- _Goal_:
Omit all images. Transcribe the rest of the material below exactly.
** begin Given information **
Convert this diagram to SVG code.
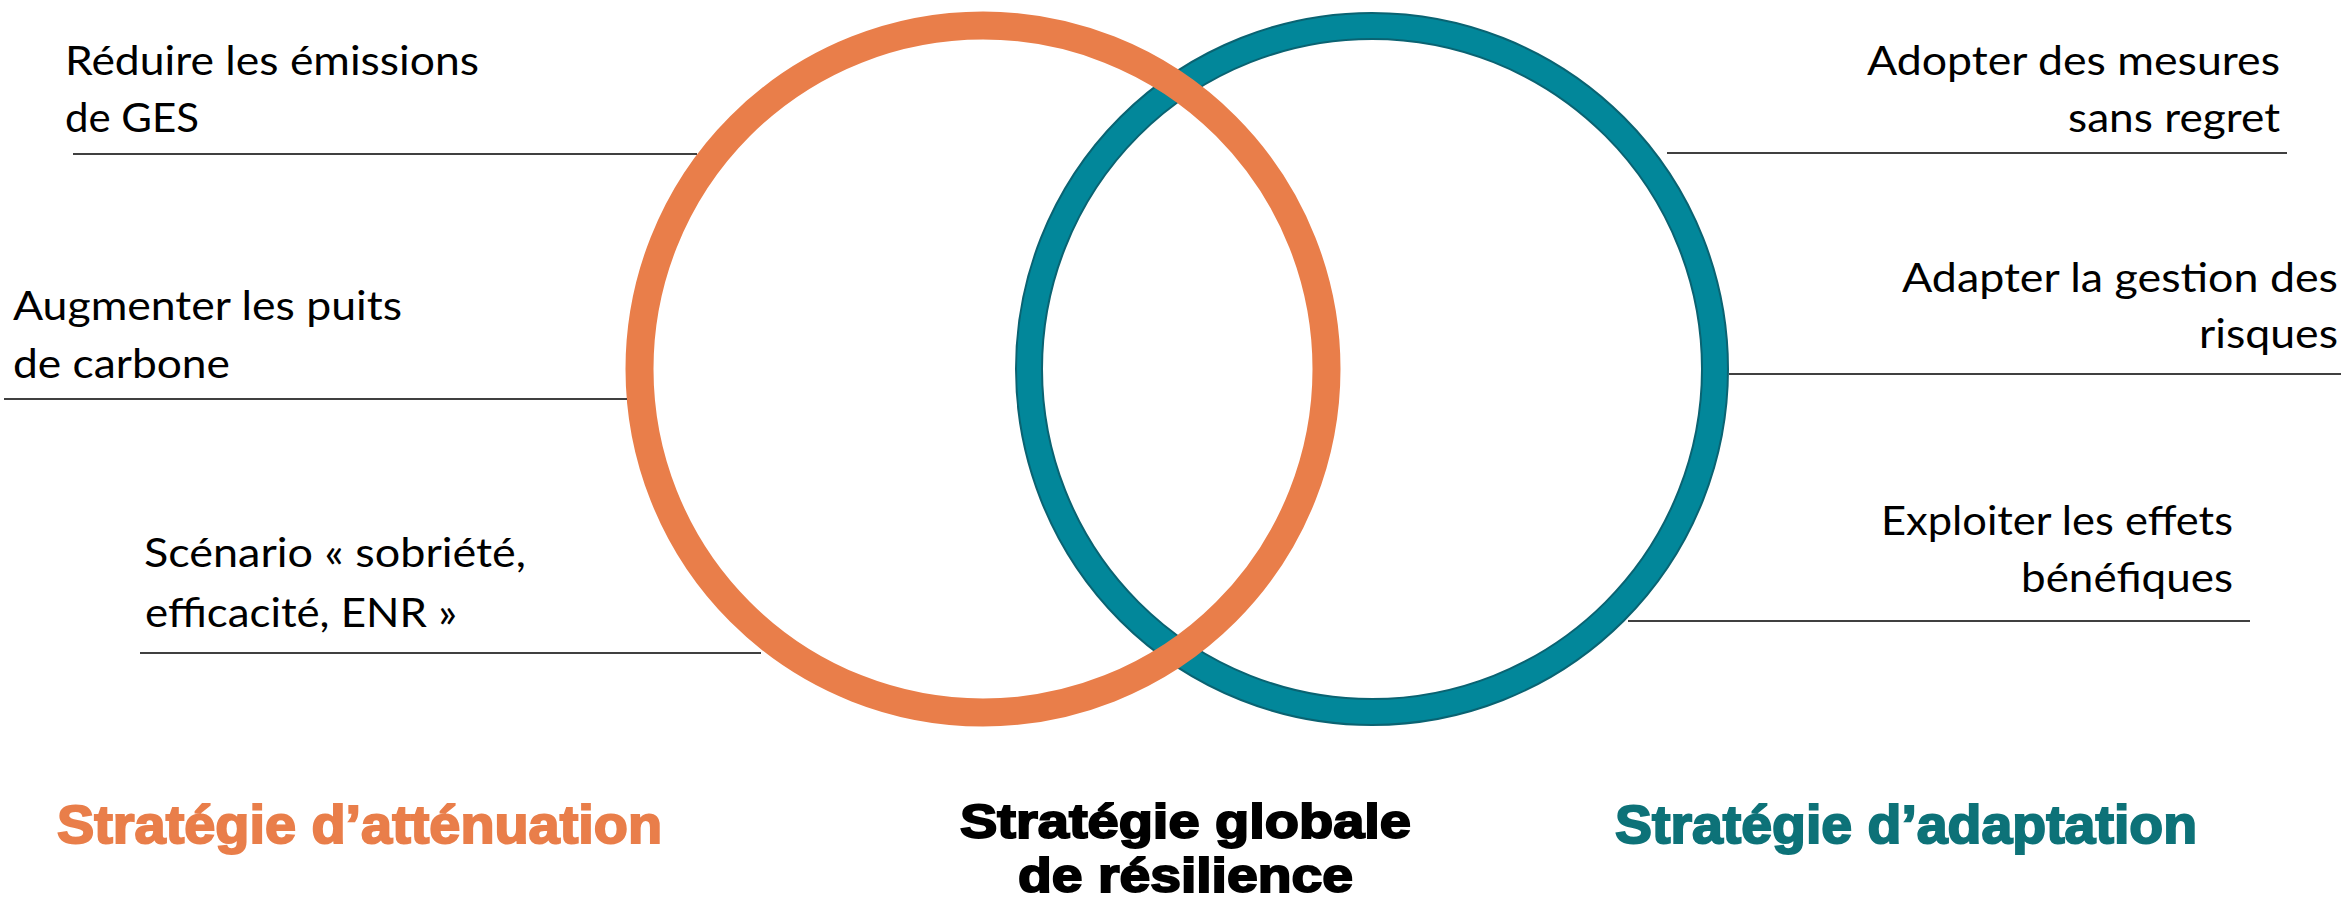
<svg xmlns="http://www.w3.org/2000/svg" width="2341" height="902" viewBox="0 0 2341 902">
<style>
.lbl{font-family:Lato,"Open Sans","Liberation Sans",sans-serif;font-size:41px;fill:#000}
.end{text-anchor:end}
.big{font-family:"Liberation Sans",Arial,sans-serif;font-weight:bold;font-size:54px;stroke-width:2px}
.mid{font-size:49px}
.lead{stroke:#404040;stroke-width:2.2;fill:none}
</style>
<rect width="2341" height="902" fill="#fff"/>
<g id="adaptation-circle">
<circle cx="1372" cy="369" r="343" fill="none" stroke="#0A6372" stroke-width="28"/>
<circle cx="1372" cy="369" r="343" fill="none" stroke="#02879A" stroke-width="24"/>
</g>
<g id="attenuation-circle">
<circle cx="983" cy="369" r="343.5" fill="none" stroke="#E97E4A" stroke-width="28"/>
</g>
<g id="connectors">
<line class="lead" x1="73" y1="154" x2="697" y2="154"/>
<line class="lead" x1="4" y1="399" x2="627" y2="399"/>
<line class="lead" x1="140" y1="653" x2="761" y2="653"/>
<line class="lead" x1="1667" y1="153" x2="2287" y2="153"/>
<line class="lead" x1="1729" y1="374" x2="2341" y2="374"/>
<line class="lead" x1="1628" y1="621" x2="2250" y2="621"/>
</g>
<g id="n-reduire">
<text class="lbl" x="65" y="75" textLength="414" lengthAdjust="spacingAndGlyphs">Réduire les émissions</text>
<text class="lbl" x="65" y="132" textLength="134" lengthAdjust="spacingAndGlyphs">de GES</text>
</g>
<g id="n-puits">
<text class="lbl" x="13" y="320" textLength="389" lengthAdjust="spacingAndGlyphs">Augmenter les puits</text>
<text class="lbl" x="13" y="378" textLength="217" lengthAdjust="spacingAndGlyphs">de carbone</text>
</g>
<g id="n-scenario">
<text class="lbl" x="144" y="567" textLength="382" lengthAdjust="spacingAndGlyphs">Scénario « sobriété,</text>
<text class="lbl" x="145" y="627" textLength="312" lengthAdjust="spacingAndGlyphs">efficacité, ENR »</text>
</g>
<g id="n-sansregret">
<text class="lbl end" x="2280" y="75" textLength="413" lengthAdjust="spacingAndGlyphs">Adopter des mesures</text>
<text class="lbl end" x="2280" y="132" textLength="212" lengthAdjust="spacingAndGlyphs">sans regret</text>
</g>
<g id="n-risques">
<text class="lbl end" x="2338" y="292" textLength="436" lengthAdjust="spacingAndGlyphs">Adapter la gestion des</text>
<text class="lbl end" x="2338" y="348" textLength="139" lengthAdjust="spacingAndGlyphs">risques</text>
</g>
<g id="n-effets">
<text class="lbl end" x="2233" y="535" textLength="352" lengthAdjust="spacingAndGlyphs">Exploiter les effets</text>
<text class="lbl end" x="2233" y="592" textLength="212" lengthAdjust="spacingAndGlyphs">bénéfiques</text>
</g>
<g id="t-attenuation">
<text class="big" x="57" y="843" fill="#E97E4A" stroke="#E97E4A" textLength="605" lengthAdjust="spacingAndGlyphs">Stratégie d’atténuation</text>
</g>
<g id="t-globale">
<text class="big mid" x="960" y="838" fill="#000" stroke="#000" textLength="451" lengthAdjust="spacingAndGlyphs">Stratégie globale</text>
<text class="big mid" x="1018" y="892" fill="#000" stroke="#000" textLength="335" lengthAdjust="spacingAndGlyphs">de résilience</text>
</g>
<g id="t-adaptation">
<text class="big" x="1615" y="843" fill="#0D7278" stroke="#0D7278" textLength="582" lengthAdjust="spacingAndGlyphs">Stratégie d’adaptation</text>
</g>
</svg>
** end Given information **
- _Output of the task_:
Convert this diagram to SVG code.
<svg xmlns="http://www.w3.org/2000/svg" width="2341" height="902" viewBox="0 0 2341 902">
<style>
.lbl{font-family:Lato,"Open Sans","Liberation Sans",sans-serif;font-size:41px;fill:#000}
.end{text-anchor:end}
.big{font-family:"Liberation Sans",Arial,sans-serif;font-weight:bold;font-size:54px;stroke-width:2px}
.mid{font-size:49px}
.lead{stroke:#404040;stroke-width:2.2;fill:none}
</style>
<rect width="2341" height="902" fill="#fff"/>
<g id="adaptation-circle">
<circle cx="1372" cy="369" r="343" fill="none" stroke="#0A6372" stroke-width="28"/>
<circle cx="1372" cy="369" r="343" fill="none" stroke="#02879A" stroke-width="24"/>
</g>
<g id="attenuation-circle">
<circle cx="983" cy="369" r="343.5" fill="none" stroke="#E97E4A" stroke-width="28"/>
</g>
<g id="connectors">
<line class="lead" x1="73" y1="154" x2="697" y2="154"/>
<line class="lead" x1="4" y1="399" x2="627" y2="399"/>
<line class="lead" x1="140" y1="653" x2="761" y2="653"/>
<line class="lead" x1="1667" y1="153" x2="2287" y2="153"/>
<line class="lead" x1="1729" y1="374" x2="2341" y2="374"/>
<line class="lead" x1="1628" y1="621" x2="2250" y2="621"/>
</g>
<g id="n-reduire">
<text class="lbl" x="65" y="75" textLength="414" lengthAdjust="spacingAndGlyphs">Réduire les émissions</text>
<text class="lbl" x="65" y="132" textLength="134" lengthAdjust="spacingAndGlyphs">de GES</text>
</g>
<g id="n-puits">
<text class="lbl" x="13" y="320" textLength="389" lengthAdjust="spacingAndGlyphs">Augmenter les puits</text>
<text class="lbl" x="13" y="378" textLength="217" lengthAdjust="spacingAndGlyphs">de carbone</text>
</g>
<g id="n-scenario">
<text class="lbl" x="144" y="567" textLength="382" lengthAdjust="spacingAndGlyphs">Scénario « sobriété,</text>
<text class="lbl" x="145" y="627" textLength="312" lengthAdjust="spacingAndGlyphs">efficacité, ENR »</text>
</g>
<g id="n-sansregret">
<text class="lbl end" x="2280" y="75" textLength="413" lengthAdjust="spacingAndGlyphs">Adopter des mesures</text>
<text class="lbl end" x="2280" y="132" textLength="212" lengthAdjust="spacingAndGlyphs">sans regret</text>
</g>
<g id="n-risques">
<text class="lbl end" x="2338" y="292" textLength="436" lengthAdjust="spacingAndGlyphs">Adapter la gestion des</text>
<text class="lbl end" x="2338" y="348" textLength="139" lengthAdjust="spacingAndGlyphs">risques</text>
</g>
<g id="n-effets">
<text class="lbl end" x="2233" y="535" textLength="352" lengthAdjust="spacingAndGlyphs">Exploiter les effets</text>
<text class="lbl end" x="2233" y="592" textLength="212" lengthAdjust="spacingAndGlyphs">bénéfiques</text>
</g>
<g id="t-attenuation">
<text class="big" x="57" y="843" fill="#E97E4A" stroke="#E97E4A" textLength="605" lengthAdjust="spacingAndGlyphs">Stratégie d’atténuation</text>
</g>
<g id="t-globale">
<text class="big mid" x="960" y="838" fill="#000" stroke="#000" textLength="451" lengthAdjust="spacingAndGlyphs">Stratégie globale</text>
<text class="big mid" x="1018" y="892" fill="#000" stroke="#000" textLength="335" lengthAdjust="spacingAndGlyphs">de résilience</text>
</g>
<g id="t-adaptation">
<text class="big" x="1615" y="843" fill="#0D7278" stroke="#0D7278" textLength="582" lengthAdjust="spacingAndGlyphs">Stratégie d’adaptation</text>
</g>
</svg>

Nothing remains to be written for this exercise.